Out of the Bottle, Into the Frying Pan: Cooking with Beer

Beer for mussels! Beer for mussels, please!” 

Above the din of busy service at The Green Well Gastropub on Cherry Street in Grand Rapids, this particular phrase is a common refrain throughout the evening. An apron-clad food runner waits by the end of the bar, having emerged from the kitchen with a large container in hand for the bartender to fill with a light lager. Michigan Beer Steamed Mussels, one of the most popular appetizers on Green Well’s menu, uses beer in place of wine in the familiar seafood dish (though wine-steamed mussels are still an option for gluten-free diners).

“Traditionally, with mussels, you use white wine to deglaze the pan,” explained Chef de Cuisine Ana Randall. “But, we are in Beer City. This recipe has been around since before I started here — it was actually the first dish that I had when I came to eat at the Green Well. … Using beer just adds a different depth of flavor than wine. And you get a certain bitterness, as opposed to sweetness, that really complements the mussels themselves.”

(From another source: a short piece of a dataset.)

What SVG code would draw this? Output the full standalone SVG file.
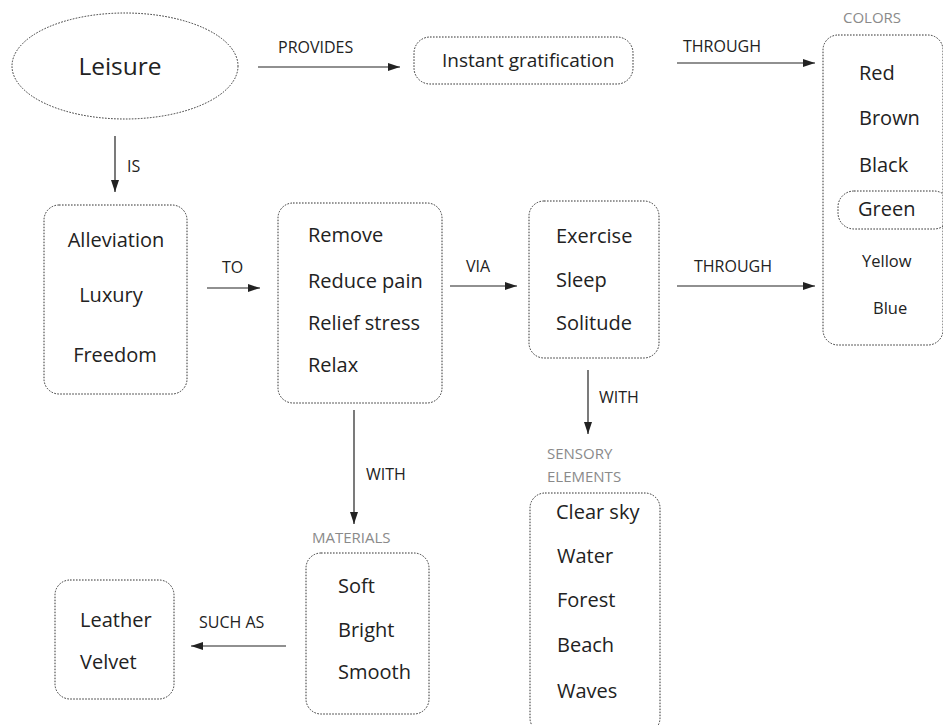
<svg xmlns="http://www.w3.org/2000/svg" width="943" height="725" viewBox="0 0 943 725">
  <style>
    .box { fill: none; stroke: #333; stroke-width: 1; stroke-dasharray: 1.6 1.4; }
    .txt { font-family: "Open Sans", "Liberation Sans", sans-serif; font-size: 20px; fill: #222; }
    .sm { font-size: 16.5px; }
    .lbl { font-family: "Open Sans", "Liberation Sans", sans-serif; font-size: 16px; fill: #222; }
    .cat { font-family: "Open Sans", "Liberation Sans", sans-serif; font-size: 15px; fill: #8a8a8a; }
    .edge { stroke: #222; stroke-width: 1.2; fill: none; marker-end: url(#arrow); }
  </style>
  <defs>
    <marker id="arrow" viewBox="0 0 12 8" refX="12" refY="4" markerWidth="12" markerHeight="8" markerUnits="userSpaceOnUse" orient="auto">
      <path d="M0,0 L12,4 L0,8 Z" fill="#222"/>
    </marker>
  </defs>
  <rect width="943" height="725" fill="#fff"/>

  <!-- connectors -->
  <g id="connectors">
    <line class="edge" x1="258" y1="67" x2="400" y2="67"/>
    <text class="lbl" x="278" y="53">PROVIDES</text>
    <line class="edge" x1="677" y1="63" x2="815" y2="63"/>
    <text class="lbl" x="683" y="52">THROUGH</text>
    <line class="edge" x1="115" y1="136" x2="115" y2="192"/>
    <text class="lbl" x="127" y="172">IS</text>
    <line class="edge" x1="207" y1="288" x2="260" y2="288"/>
    <text class="lbl" x="222" y="273">TO</text>
    <line class="edge" x1="450" y1="286" x2="517" y2="286"/>
    <text class="lbl" x="466" y="272">VIA</text>
    <line class="edge" x1="677" y1="286" x2="815" y2="286"/>
    <text class="lbl" x="694" y="272">THROUGH</text>
    <line class="edge" x1="354" y1="410" x2="354" y2="524"/>
    <text class="lbl" x="366" y="480">WITH</text>
    <line class="edge" x1="588" y1="370" x2="588" y2="434"/>
    <text class="lbl" x="599" y="403">WITH</text>
    <line class="edge" x1="286" y1="646" x2="191" y2="646"/>
    <text class="lbl" x="199" y="628">SUCH AS</text>
  </g>

  <!-- Leisure -->
  <g id="leisure">
    <ellipse class="box" cx="125" cy="66" rx="113" ry="53"/>
    <text class="txt" x="120" y="75" text-anchor="middle" style="font-size:24.5px">Leisure</text>
  </g>

  <!-- Instant gratification -->
  <g id="gratification">
    <rect class="box" x="414" y="37" width="219" height="47" rx="16"/>
    <text class="txt" x="442" y="67" style="font-size:19px">Instant gratification</text>
  </g>

  <!-- Colors -->
  <g id="colors">
    <text class="cat" x="843" y="23">COLORS</text>
    <rect class="box" x="823" y="35" width="120" height="310" rx="15"/>
    <text class="txt" x="859" y="80">Red</text>
    <text class="txt" x="859" y="125">Brown</text>
    <text class="txt" x="859" y="172">Black</text>
    <rect class="box" x="838" y="191" width="112" height="38" rx="16"/>
    <text class="txt" x="858" y="216">Green</text>
    <text class="txt sm" x="862" y="267">Yellow</text>
    <text class="txt sm" x="873" y="314">Blue</text>
  </g>

  <!-- Alleviation / Luxury / Freedom -->
  <g id="qualities">
    <rect class="box" x="44" y="205" width="143" height="189" rx="15"/>
    <text class="txt" x="116" y="247" text-anchor="middle">Alleviation</text>
    <text class="txt" x="111" y="302" text-anchor="middle">Luxury</text>
    <text class="txt" x="115" y="362" text-anchor="middle">Freedom</text>
  </g>

  <!-- Remove / Reduce pain / Relief stress / Relax -->
  <g id="purposes">
    <rect class="box" x="278" y="203" width="164" height="200" rx="15"/>
    <text class="txt" x="308" y="242">Remove</text>
    <text class="txt" x="308" y="288">Reduce pain</text>
    <text class="txt" x="308" y="330">Relief stress</text>
    <text class="txt" x="308" y="372">Relax</text>
  </g>

  <!-- Exercise / Sleep / Solitude -->
  <g id="activities">
    <rect class="box" x="529" y="201" width="130" height="157" rx="15"/>
    <text class="txt" x="556" y="243">Exercise</text>
    <text class="txt" x="556" y="287">Sleep</text>
    <text class="txt" x="556" y="330">Solitude</text>
  </g>

  <!-- Materials -->
  <g id="materials">
    <text class="cat" x="312" y="543">MATERIALS</text>
    <rect class="box" x="306" y="553" width="123" height="161" rx="15"/>
    <text class="txt" x="338" y="593">Soft</text>
    <text class="txt" x="338" y="637">Bright</text>
    <text class="txt" x="338" y="679">Smooth</text>
  </g>

  <!-- Leather / Velvet -->
  <g id="fabrics">
    <rect class="box" x="55" y="580" width="119" height="119" rx="15"/>
    <text class="txt" x="80" y="627">Leather</text>
    <text class="txt" x="80" y="669">Velvet</text>
  </g>

  <!-- Sensory elements -->
  <g id="sensory">
    <text class="cat" x="547" y="459">SENSORY</text>
    <text class="cat" x="547" y="482">ELEMENTS</text>
    <rect class="box" x="530" y="493" width="130" height="240" rx="15"/>
    <text class="txt" x="556" y="519">Clear sky</text>
    <text class="txt" x="557" y="563">Water</text>
    <text class="txt" x="557" y="607">Forest</text>
    <text class="txt" x="557" y="652">Beach</text>
    <text class="txt" x="557" y="698">Waves</text>
  </g>
</svg>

The chefs at Green Well are no strangers to experimenting with local beers. The restaurant runs an ever-changing features menu in addition to its regular lunch and dinner menus, and it’s there you’ll often find beer-infused cuisine. Randall cites the annual release of Bell’s Oberon as an example: “Every Oberon season, I like to use Oberon in desserts. … You get a nice floral note from it.  You get the orange flavor. I prefer to use it in a sabayon (a light, custard-esque Italian sauce). My particular dessert style is a combination of sweet and savory, so the beer lends bitterness, but you still get the orange and floral notes with it.”

Over at The Sovengard, a West Side restaurant known for its adventurous Scandinavian cuisine and beautiful outdoor biergarten, it’s no surprise that one of the most ordered share plates on the menu is a beer-infused dish. In the less than two years that Sovengard has been open, its diverse draft and bottle list has already made this establishment a destination for craft beer nerds. The sour beer fries are an ideal complement to many of these Belgian and European-style offerings. 

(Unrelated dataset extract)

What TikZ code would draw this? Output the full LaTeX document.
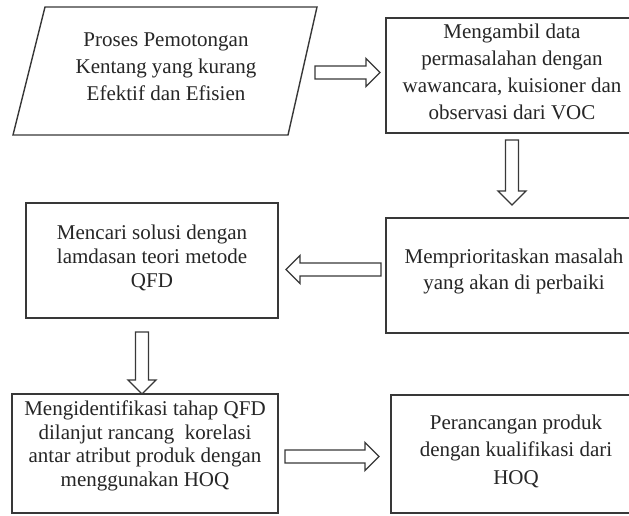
\documentclass[tikz,border=0pt]{standalone}
\usepackage{fontspec}
\setmainfont{Liberation Serif}
\usetikzlibrary{calc}
\tikzset{
  outline/.style={draw=black!78, line width=1.4pt, line join=miter},
  box/.style={outline, rectangle, inner sep=0pt},
  txt/.style={align=center, text=black!85, inner sep=0pt, font=\fontsize{21}{#1}\selectfont},
  txt/.default=27,
  blockarr/.style={outline, to path={
    ($(\tikztostart)!6.5pt!90:(\tikztotarget)$) --
    ($($(\tikztotarget)!14pt!(\tikztostart)$)!6.5pt!90:(\tikztotarget)$) --
    ($($(\tikztotarget)!14pt!(\tikztostart)$)!14pt!90:(\tikztotarget)$) --
    (\tikztotarget) --
    ($($(\tikztotarget)!14pt!(\tikztostart)$)!14pt!-90:(\tikztotarget)$) --
    ($($(\tikztotarget)!14pt!(\tikztostart)$)!6.5pt!-90:(\tikztotarget)$) --
    ($(\tikztostart)!6.5pt!-90:(\tikztotarget)$) -- cycle}}
}
\begin{document}
\begin{tikzpicture}[x=1pt, y=-1pt]
\useasboundingbox (0,0) rectangle (629,516);
\clip (0,0) rectangle (629,516);
\fill[white] (0,0) rectangle (629,516);

% parallelogram
\coordinate (pa) at (45,7);
\coordinate (pb) at (317,7);
\coordinate (pc) at (288,135);
\coordinate (pd) at (13,135);
\draw[outline] (pa) -- (pb) -- (pc) -- (pd) -- cycle;
\node[txt] (p1) at (166,67) {Proses Pemotongan\\Kentang yang kurang\\Efektif dan Efisien};

% boxes
\node[box, minimum width=252, minimum height=115] (b2) at (512,75.5) {};
\node[txt] (t2) at (512,72) {Mengambil data\\permasalahan dengan\\wawancara, kuisioner dan\\observasi dari VOC};

\node[box, minimum width=252, minimum height=115] (b3) at (152,260.5) {};
\node[txt=24] (t3) at (152,258) {Mencari solusi dengan\\lamdasan teori metode\\QFD};

\node[box, minimum width=256, minimum height=115] (b4) at (514,275.5) {};
\node[txt=26] (t4) at (514,271) {Memprioritaskan masalah\\yang akan di perbaiki};

\node[box, minimum width=266, minimum height=119] (b5) at (145,453.5) {};
\node[txt=23.5] (t5) at (145,446) {Mengidentifikasi tahap QFD\\dilanjut rancang~ korelasi\\antar atribut produk dengan\\menggunakan HOQ};

\node[box, minimum width=250, minimum height=118] (b6) at (516,454) {};
\node[txt=27.5] (t6) at (516,451) {Perancangan produk\\dengan kualifikasi dari\\HOQ};

% arrow end points
\coordinate (a1s) at (315,72.5);
\coordinate (a1e) at (380,72.5);
\coordinate (a2s) at (512,140);
\coordinate (a2e) at (512,205);
\coordinate (a3s) at (381,269.5);
\coordinate (a3e) at (286,269.5);
\coordinate (a4s) at (142,332);
\coordinate (a4e) at (142,394);
\coordinate (a5s) at (285,456.5);
\coordinate (a5e) at (379,456.5);

\draw[blockarr] (a1s) to (a1e);
\draw[blockarr] (a2s) to (a2e);
\draw[blockarr] (a3s) to (a3e);
\draw[blockarr] (a4s) to (a4e);
\draw[blockarr] (a5s) to (a5e);
\end{tikzpicture}
\end{document}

“Potatoes and vinegar are pretty ubiquitous to European/Scandinavian cooking,” said Chef Patrick Conrade, citing the popularity of fries and the ease of sharing as two other incentives to run the simple but addictive dish. The kitchen makes its own vinegar with Brewery Vivant’s Søvengård House Sour Foeder Aged Sour Ale — more commonly referred to as “the house sour” — and the kennebec potato fries are tossed with this beer vinegar and served with dijonnaise. 

Beer samplers, or flights, are usually something one expects to find in breweries and beer bars — not chocolate shops. But on Wealthy Street, Mokaya is providing a different sort of experience: a flight of chocolates made with local beers.

The inspiration behind the project was simple for father-son team Charles and Max Golcyzynski. 

“It seemed pretty straightforward, being in Grand Rapids,” Max said. 

For a newly opened chocolate shop in Beer City, it was a “no-brainer.” But while the project was easy to conceive, the chocolatiers were hesitant. Unlike wine or liquor, ingredients more commonly used in chocolate creations, “beer will change everything. The flavor combinations are just exponential,” Max said. “The flavors don’t just enhance each other, they make something new.” 

Not even sure if the experiment would yield results up to Mokaya’s high standards of quality, the Golcyzynskis nevertheless began what would be a months-long process of testing and tasting. 

“We basically took three types of chocolate, and we picked six breweries, and then went and just got flights of all their year-round beers,” Max said. “We did each chocolate with each beer, and weeded it out. … I have a list somewhere that’s like 50 or 60 beers with all the chocolate combinations. … We had to really whittle it down.”

Needless to say, the endeavor was a success. The original beer flight is a regular offering at Mokaya’s retail store and has inspired additional beer and chocolate concoctions, including a limited release all-Founders flight. Surprisingly, “All Day makes a killer truffle,” Max said. 

Asked if Mokaya may one day expand its selection of beer truffles, he said it isn’t out of the question. For now, the shop is focused on a number of other new projects, including collaborations with Long Road Distillers and neighboring bar Donkey Taqueria, together creating a Prickly Pear Margarita ice cream sandwich.